**Written task**:
All lines in the records below from the line with "Convert this chart to Altair code." through the line with "and bonuses (Administrative" are to be given again exactly, both ends included; the pictures are to be left out.

**Available data**:
start

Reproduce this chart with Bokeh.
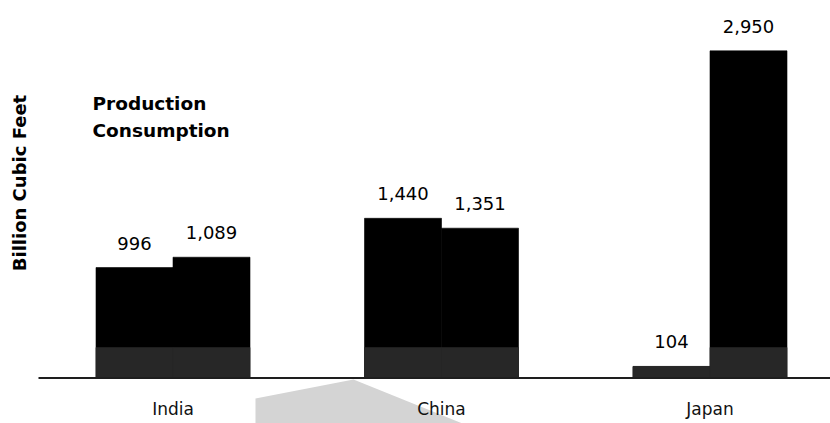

end
start

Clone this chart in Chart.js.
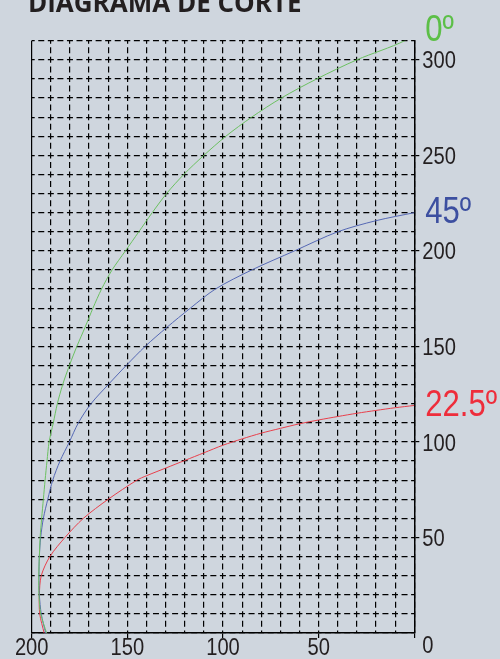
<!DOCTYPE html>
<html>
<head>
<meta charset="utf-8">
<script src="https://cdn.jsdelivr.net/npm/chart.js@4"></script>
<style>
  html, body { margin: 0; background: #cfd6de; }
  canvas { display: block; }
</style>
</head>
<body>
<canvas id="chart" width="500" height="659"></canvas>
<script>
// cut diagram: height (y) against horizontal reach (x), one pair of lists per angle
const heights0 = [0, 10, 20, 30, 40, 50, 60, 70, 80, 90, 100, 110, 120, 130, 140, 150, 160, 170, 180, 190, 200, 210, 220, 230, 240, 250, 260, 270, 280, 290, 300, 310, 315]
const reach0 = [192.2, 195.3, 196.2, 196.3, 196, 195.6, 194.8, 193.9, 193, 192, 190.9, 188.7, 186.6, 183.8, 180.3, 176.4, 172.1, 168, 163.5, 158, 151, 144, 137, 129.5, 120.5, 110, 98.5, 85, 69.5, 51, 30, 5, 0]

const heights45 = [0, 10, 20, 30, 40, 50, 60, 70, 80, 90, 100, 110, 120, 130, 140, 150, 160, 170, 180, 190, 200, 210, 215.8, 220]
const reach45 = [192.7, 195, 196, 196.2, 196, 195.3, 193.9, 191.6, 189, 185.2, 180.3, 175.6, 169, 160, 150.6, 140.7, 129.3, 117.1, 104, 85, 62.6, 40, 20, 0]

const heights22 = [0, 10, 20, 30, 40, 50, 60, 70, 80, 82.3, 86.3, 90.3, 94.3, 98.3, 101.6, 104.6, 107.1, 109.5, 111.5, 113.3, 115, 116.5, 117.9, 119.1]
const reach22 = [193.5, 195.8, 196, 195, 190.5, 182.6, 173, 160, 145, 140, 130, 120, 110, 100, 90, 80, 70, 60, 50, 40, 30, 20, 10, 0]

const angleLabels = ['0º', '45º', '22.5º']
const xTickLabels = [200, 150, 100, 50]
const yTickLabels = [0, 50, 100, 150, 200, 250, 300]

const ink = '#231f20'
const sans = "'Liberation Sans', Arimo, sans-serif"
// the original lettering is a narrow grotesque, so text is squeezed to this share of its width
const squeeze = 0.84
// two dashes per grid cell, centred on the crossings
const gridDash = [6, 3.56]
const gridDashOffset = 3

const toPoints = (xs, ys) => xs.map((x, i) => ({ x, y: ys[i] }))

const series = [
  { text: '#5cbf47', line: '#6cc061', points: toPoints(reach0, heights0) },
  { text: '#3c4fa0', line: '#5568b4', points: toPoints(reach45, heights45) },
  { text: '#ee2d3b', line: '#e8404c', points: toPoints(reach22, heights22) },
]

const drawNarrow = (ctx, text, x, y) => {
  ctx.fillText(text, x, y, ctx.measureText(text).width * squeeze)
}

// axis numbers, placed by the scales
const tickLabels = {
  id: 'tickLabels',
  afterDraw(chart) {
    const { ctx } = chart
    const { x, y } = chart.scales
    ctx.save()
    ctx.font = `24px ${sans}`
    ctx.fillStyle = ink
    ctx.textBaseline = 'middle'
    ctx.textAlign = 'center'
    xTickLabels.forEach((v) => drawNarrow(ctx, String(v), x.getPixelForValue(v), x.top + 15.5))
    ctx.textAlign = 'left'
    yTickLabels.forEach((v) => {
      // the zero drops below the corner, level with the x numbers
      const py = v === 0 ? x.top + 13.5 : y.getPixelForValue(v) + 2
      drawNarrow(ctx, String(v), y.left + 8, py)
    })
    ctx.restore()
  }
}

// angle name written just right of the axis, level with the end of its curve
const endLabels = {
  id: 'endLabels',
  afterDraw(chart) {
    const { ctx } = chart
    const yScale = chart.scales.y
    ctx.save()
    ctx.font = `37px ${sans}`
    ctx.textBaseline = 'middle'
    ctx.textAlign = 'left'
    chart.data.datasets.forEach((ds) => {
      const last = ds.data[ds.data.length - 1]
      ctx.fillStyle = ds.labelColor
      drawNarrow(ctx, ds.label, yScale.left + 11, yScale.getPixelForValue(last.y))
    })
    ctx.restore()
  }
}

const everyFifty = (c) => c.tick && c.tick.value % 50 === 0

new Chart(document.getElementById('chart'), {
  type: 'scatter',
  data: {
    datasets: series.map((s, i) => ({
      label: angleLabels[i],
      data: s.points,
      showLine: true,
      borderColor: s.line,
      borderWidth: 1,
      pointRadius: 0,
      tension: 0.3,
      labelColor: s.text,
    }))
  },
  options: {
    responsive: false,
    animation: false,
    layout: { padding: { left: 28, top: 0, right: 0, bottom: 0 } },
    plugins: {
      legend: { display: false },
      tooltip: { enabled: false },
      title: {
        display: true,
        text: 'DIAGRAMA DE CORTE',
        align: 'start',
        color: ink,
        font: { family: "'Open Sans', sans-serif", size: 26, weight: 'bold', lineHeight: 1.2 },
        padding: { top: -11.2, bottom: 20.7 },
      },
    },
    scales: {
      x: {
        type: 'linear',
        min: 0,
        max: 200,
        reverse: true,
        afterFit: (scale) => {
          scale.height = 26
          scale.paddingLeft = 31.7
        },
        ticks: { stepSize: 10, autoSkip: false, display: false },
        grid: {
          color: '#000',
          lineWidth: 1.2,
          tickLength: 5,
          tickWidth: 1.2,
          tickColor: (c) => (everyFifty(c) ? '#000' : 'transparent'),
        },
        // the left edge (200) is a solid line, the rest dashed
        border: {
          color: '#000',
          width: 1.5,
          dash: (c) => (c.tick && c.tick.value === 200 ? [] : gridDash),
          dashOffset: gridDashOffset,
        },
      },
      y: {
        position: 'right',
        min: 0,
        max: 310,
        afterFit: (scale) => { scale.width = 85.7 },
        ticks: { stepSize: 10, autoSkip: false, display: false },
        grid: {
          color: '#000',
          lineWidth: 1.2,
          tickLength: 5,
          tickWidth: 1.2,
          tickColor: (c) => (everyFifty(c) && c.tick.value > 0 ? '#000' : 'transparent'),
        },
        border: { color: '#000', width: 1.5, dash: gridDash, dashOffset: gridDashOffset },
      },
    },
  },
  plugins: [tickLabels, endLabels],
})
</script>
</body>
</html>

end
start

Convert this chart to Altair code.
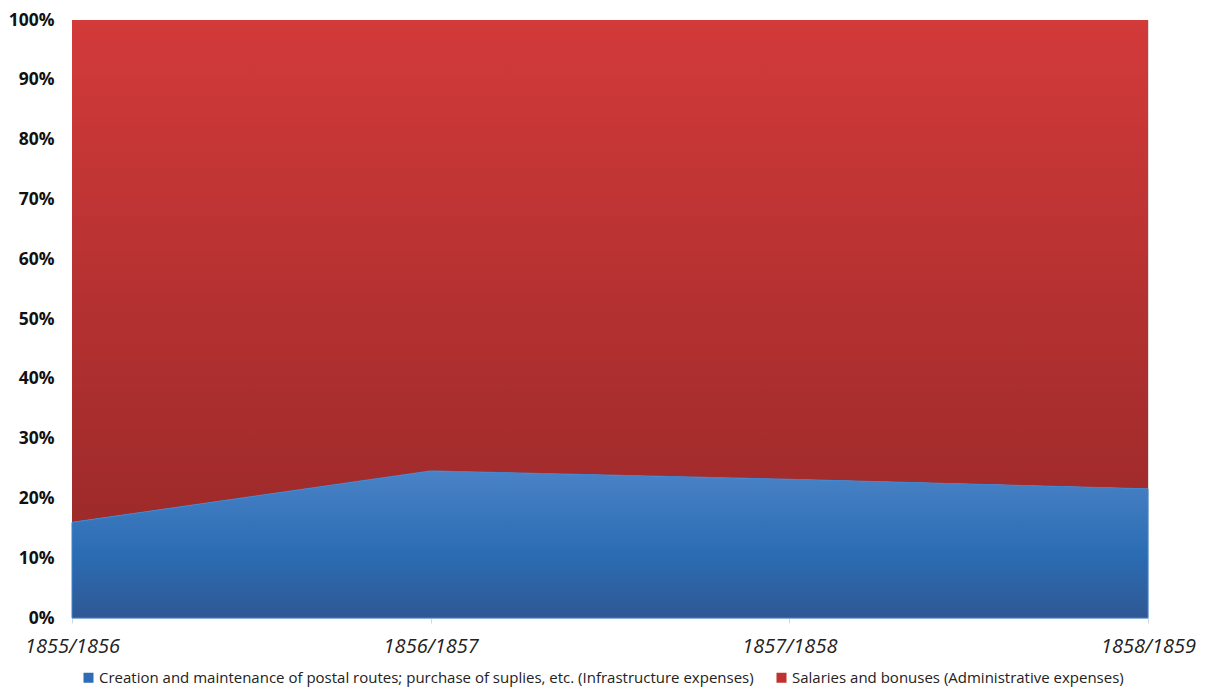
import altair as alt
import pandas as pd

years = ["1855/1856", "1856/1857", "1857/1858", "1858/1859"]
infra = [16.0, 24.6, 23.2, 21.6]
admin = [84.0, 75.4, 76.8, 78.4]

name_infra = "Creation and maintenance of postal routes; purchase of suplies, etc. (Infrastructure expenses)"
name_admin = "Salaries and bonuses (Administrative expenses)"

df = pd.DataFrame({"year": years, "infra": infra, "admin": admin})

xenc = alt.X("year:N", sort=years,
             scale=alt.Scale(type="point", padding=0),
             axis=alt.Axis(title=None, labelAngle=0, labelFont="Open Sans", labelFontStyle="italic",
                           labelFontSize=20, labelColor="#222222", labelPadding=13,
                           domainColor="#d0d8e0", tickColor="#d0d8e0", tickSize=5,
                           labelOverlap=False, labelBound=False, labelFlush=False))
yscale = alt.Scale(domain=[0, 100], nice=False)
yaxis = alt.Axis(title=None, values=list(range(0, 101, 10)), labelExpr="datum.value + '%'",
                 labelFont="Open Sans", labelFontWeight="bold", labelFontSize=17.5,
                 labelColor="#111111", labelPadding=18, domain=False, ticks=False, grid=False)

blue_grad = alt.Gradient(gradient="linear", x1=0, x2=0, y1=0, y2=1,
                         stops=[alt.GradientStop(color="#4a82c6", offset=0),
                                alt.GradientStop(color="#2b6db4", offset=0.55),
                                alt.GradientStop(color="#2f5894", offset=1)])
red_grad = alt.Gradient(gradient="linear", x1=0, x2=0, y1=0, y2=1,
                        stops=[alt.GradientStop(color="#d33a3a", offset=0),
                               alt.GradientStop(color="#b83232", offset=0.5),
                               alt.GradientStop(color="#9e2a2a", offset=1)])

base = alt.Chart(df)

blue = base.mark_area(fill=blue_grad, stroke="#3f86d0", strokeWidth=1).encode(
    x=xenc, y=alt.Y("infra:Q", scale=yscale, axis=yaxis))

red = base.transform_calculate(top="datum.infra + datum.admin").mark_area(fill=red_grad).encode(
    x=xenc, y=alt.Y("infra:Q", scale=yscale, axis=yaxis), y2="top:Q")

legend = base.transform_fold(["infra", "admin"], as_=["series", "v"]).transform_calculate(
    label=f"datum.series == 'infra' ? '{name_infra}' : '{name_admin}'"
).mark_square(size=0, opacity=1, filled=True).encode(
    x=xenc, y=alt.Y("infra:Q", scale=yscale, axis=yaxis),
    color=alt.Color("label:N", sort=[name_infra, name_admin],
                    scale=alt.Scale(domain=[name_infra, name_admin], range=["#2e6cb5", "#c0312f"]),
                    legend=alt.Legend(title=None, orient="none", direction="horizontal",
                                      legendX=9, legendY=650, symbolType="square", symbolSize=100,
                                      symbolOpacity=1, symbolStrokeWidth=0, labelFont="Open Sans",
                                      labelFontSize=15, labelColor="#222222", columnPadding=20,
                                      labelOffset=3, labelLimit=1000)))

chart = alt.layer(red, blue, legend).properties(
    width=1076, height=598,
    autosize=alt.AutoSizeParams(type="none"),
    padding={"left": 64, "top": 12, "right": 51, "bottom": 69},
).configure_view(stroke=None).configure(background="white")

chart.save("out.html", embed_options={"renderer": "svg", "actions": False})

end

**Written solution**:
Convert this chart to Altair code.
import altair as alt
import pandas as pd

years = ["1855/1856", "1856/1857", "1857/1858", "1858/1859"]
infra = [16.0, 24.6, 23.2, 21.6]
admin = [84.0, 75.4, 76.8, 78.4]

name_infra = "Creation and maintenance of postal routes; purchase of suplies, etc. (Infrastructure expenses)"
name_admin = "Salaries and bonuses (Administrative expenses)"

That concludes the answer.